What is black, shiny, holds up to 200 pounds, is easy to repair and transforms lives? A bicycle designed and built for Africa by World Bicycle Relief. The Aid for Africa member has just put its 100,000th bike to work in Africa. What can 100,000 bicycles do? Transform 500,000 lives. In the hands of students, disaster victims, health workers and small business owners, these bicycles are empowering individuals, communities and entire economies.
In Sub Saharan Africa, WBR’s bicycles are serving communities in Kenya, Mozambique, South Africa, South Sudan, Tanzania, Uganda, Zambia and Zimbabwe. Here are a few of the people whose lives have been changed:
- Cynthia, who uses her bike to go to school (with her brother on the back!) and help with household chores. Her 1.5-hour walk to school now takes less than half the time.

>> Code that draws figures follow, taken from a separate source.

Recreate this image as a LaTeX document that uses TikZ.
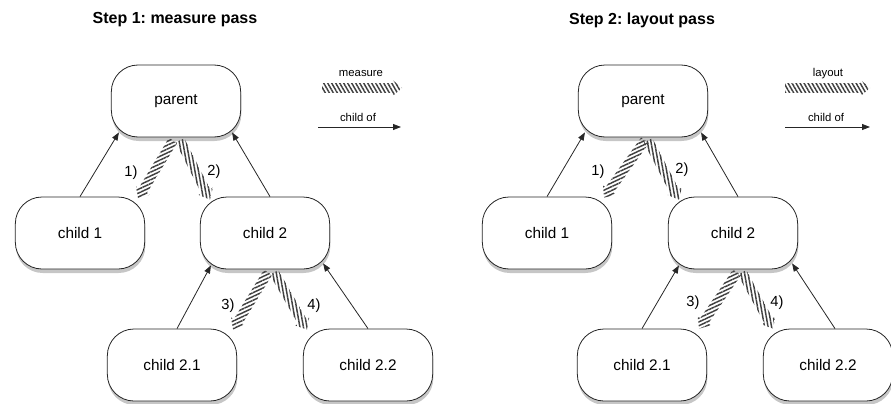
\documentclass[tikz,border=0pt]{standalone}
\usepackage{fontspec}
\setmainfont{Liberation Sans}
\frenchspacing
\usetikzlibrary{arrows.meta, positioning, calc, shadows, patterns.meta}

% hatched band arrow: style, from, to
\newcommand{\passarrow}[3]{%
  \coordinate (pa) at (#2);
  \coordinate (pb) at (#3);
  \coordinate (ph) at ($(pb)!7pt!(pa)$);
  \fill[#1] ($(pa)!3.6pt!90:(pb)$) -- ($(ph)!3.6pt!-90:(pa)$) -- ($(ph)!6pt!-90:(pa)$) -- (pb)
    -- ($(ph)!6pt!90:(pa)$) -- ($(ph)!3.6pt!90:(pa)$) -- ($(pa)!3.6pt!-90:(pb)$) -- cycle;}

\begin{document}
\begin{tikzpicture}[x = 0.75pt, y = -0.75pt, > = {Triangle[length=6pt, width=4.5pt]},
	box/.style = {draw = black!85, line width = 0.6pt, fill = white, rounded corners = 20pt,
		minimum width = 97pt, minimum height = 54pt, font = \fontsize{11.5}{13}\selectfont,
		drop shadow = {shadow xshift = 0.5pt, shadow yshift = -3pt, opacity = 0.45}},
	title/.style = {font = \fontsize{12}{14}\selectfont\bfseries},
	legend/.style = {font = \fontsize{8.5}{10}\selectfont},
	num/.style = {font = \fontsize{11}{13}\selectfont},
	childof/.style = {->, draw = black!85, line width = 0.6pt},
	slash/.style = {pattern = {Lines[angle=25, distance=2.6pt, line width=1.1pt]}, pattern color = black!75},
	backslash/.style = {pattern = {Lines[angle=100, distance=2.6pt, line width=1.1pt]}, pattern color = black!75},
	flat/.style = {pattern = {Lines[angle=-60, distance=2.6pt, line width=1.1pt]}, pattern color = black!75}]

\useasboundingbox (0,0) rectangle (891,403);

% step 1
\node[title]	(t1)	at (175,20)		{Step 1: measure pass};
\node[box]		(lp)	at (176,101)	{parent};
\node[box]		(lc1)	at (80,233)		{child 1};
\node[box]		(lc2)	at (265,233)	{child 2};
\node[box]		(lc21)	at (172,365)	{child 2.1};
\node[box]		(lc22)	at (368,365)	{child 2.2};

\path	(lc1.north)				edge[childof]	($(lp.south west)+(8,-5)$);
\path	($(lc2.north)+(5,0)$)	edge[childof]	($(lp.south east)+(-9,-5)$);
\path	($(lc21.north)+(5,0)$)	edge[childof]	($(lc2.south west)+(11,-4)$);
\path	(lc22.north)			edge[childof]	($(lc2.south east)+(-7,-6)$);

\passarrow{slash}{$(lp.south)+(-3,3)$}{$(lc1.north east)+(-7,2)$}
\passarrow{backslash}{$(lp.south)+(4,3)$}{$(lc2.north west)+(10,3)$}
\passarrow{slash}{$(lc2.south)+(3,3)$}{$(lc21.north east)+(-4,1)$}
\passarrow{backslash}{$(lc2.south)+(9,3)$}{$(lc22.north west)+(4,1)$}

\node[num]	(l1)	at (131,173)	{1)};
\node[num]	(l2)	at (214,172)	{2)};
\node[num]	(l3)	at (228,306)	{3)};
\node[num]	(l4)	at (314,306)	{4)};

\node[legend]	(lm)	at (361,74)		{measure};
\coordinate		(lma)	at (322,88);
\coordinate		(lmb)	at (402,88);
\passarrow{flat}{lma}{lmb}
\node[legend]	(lco)	at (358,117)	{child of};
\coordinate		(lca)	at (318,127);
\coordinate		(lcb)	at (401,127);
\path	(lca)	edge[childof]	(lcb);

% step 2
\node[title]	(t2)	at (642,20)		{Step 2: layout pass};
\node[box]		(rp)	at (643,101)	{parent};
\node[box]		(rc1)	at (547,233)	{child 1};
\node[box]		(rc2)	at (733,233)	{child 2};
\node[box]		(rc21)	at (642,365)	{child 2.1};
\node[box]		(rc22)	at (828,365)	{child 2.2};

\path	(rc1.north)				edge[childof]	($(rp.south west)+(7,-5)$);
\path	($(rc2.north)+(5,0)$)	edge[childof]	($(rp.south east)+(-7,-5)$);
\path	(rc21.north)			edge[childof]	($(rc2.south west)+(11,-4)$);
\path	($(rc22.north)+(7,0)$)	edge[childof]	($(rc2.south east)+(-6,-6)$);

\passarrow{slash}{$(rp.south)+(2,3)$}{$(rc1.north east)+(-8,1)$}
\passarrow{backslash}{$(rp.south)+(5,3)$}{$(rc2.north west)+(11,3)$}
\passarrow{slash}{$(rc2.south)+(4,3)$}{$(rc21.north east)+(-8,0)$}
\passarrow{backslash}{$(rc2.south)+(9,3)$}{$(rc22.north west)+(10,0)$}

\node[num]	(r1)	at (598,172)	{1)};
\node[num]	(r2)	at (682,170)	{2)};
\node[num]	(r3)	at (693,303)	{3)};
\node[num]	(r4)	at (777,303)	{4)};

\node[legend]	(rl)	at (828,74)		{layout};
\coordinate		(rla)	at (785,88);
\coordinate		(rlb)	at (870,88);
\passarrow{flat}{rla}{rlb}
\node[legend]	(rco)	at (826,117)	{child of};
\coordinate		(rca)	at (785,127);
\coordinate		(rcb)	at (870,127);
\path	(rca)	edge[childof]	(rcb);

\end{tikzpicture}
\end{document}
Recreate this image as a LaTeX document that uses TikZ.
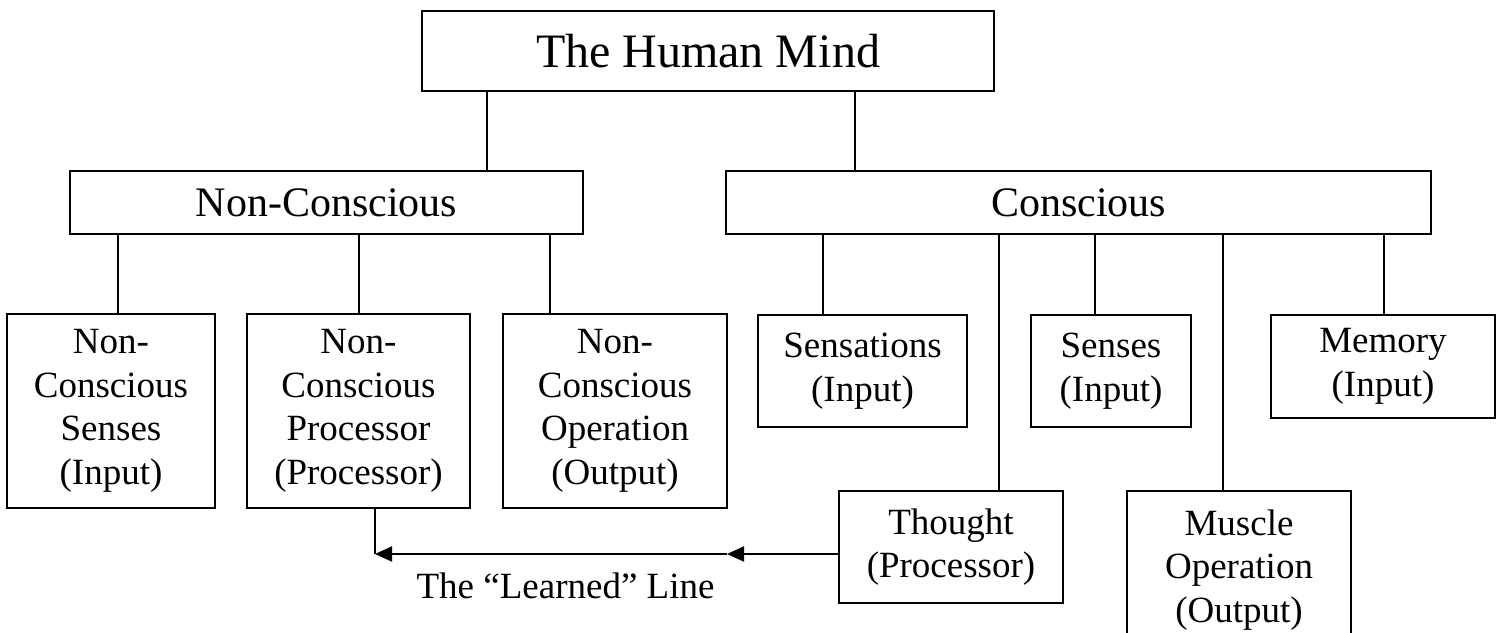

- Greyford, a mechanic who was trained to repair the bikes, now has some 100 clients.
- Purity, who uses her bike to deliver milk to a processing center from her father’s farm, ending their persistent problem with spoilage.
- Mary, one of the few women field mechanics who supports her two children with her work.
- Nebo, a health care provider in rural areas who has doubled the care he provides.
World Bicycle Relief, a U.S.-registered nonprofit organization, was founded by Frederick K. Day (known as F.K.), a cofounder of Scram, the second-largest maker of bicycle components. Seeing a need following the 2004 tsunami, F. K. went to Sri Lanka, where he designed and distributed bicycles for disaster victims. He then saw the need in Africa, where paved roads are rare in rural areas, and cheap bicycles last few trips on the rough terrain.
Today WBR bikes are providing transportation, jobs and hope to half a million people. And WBR has just begun.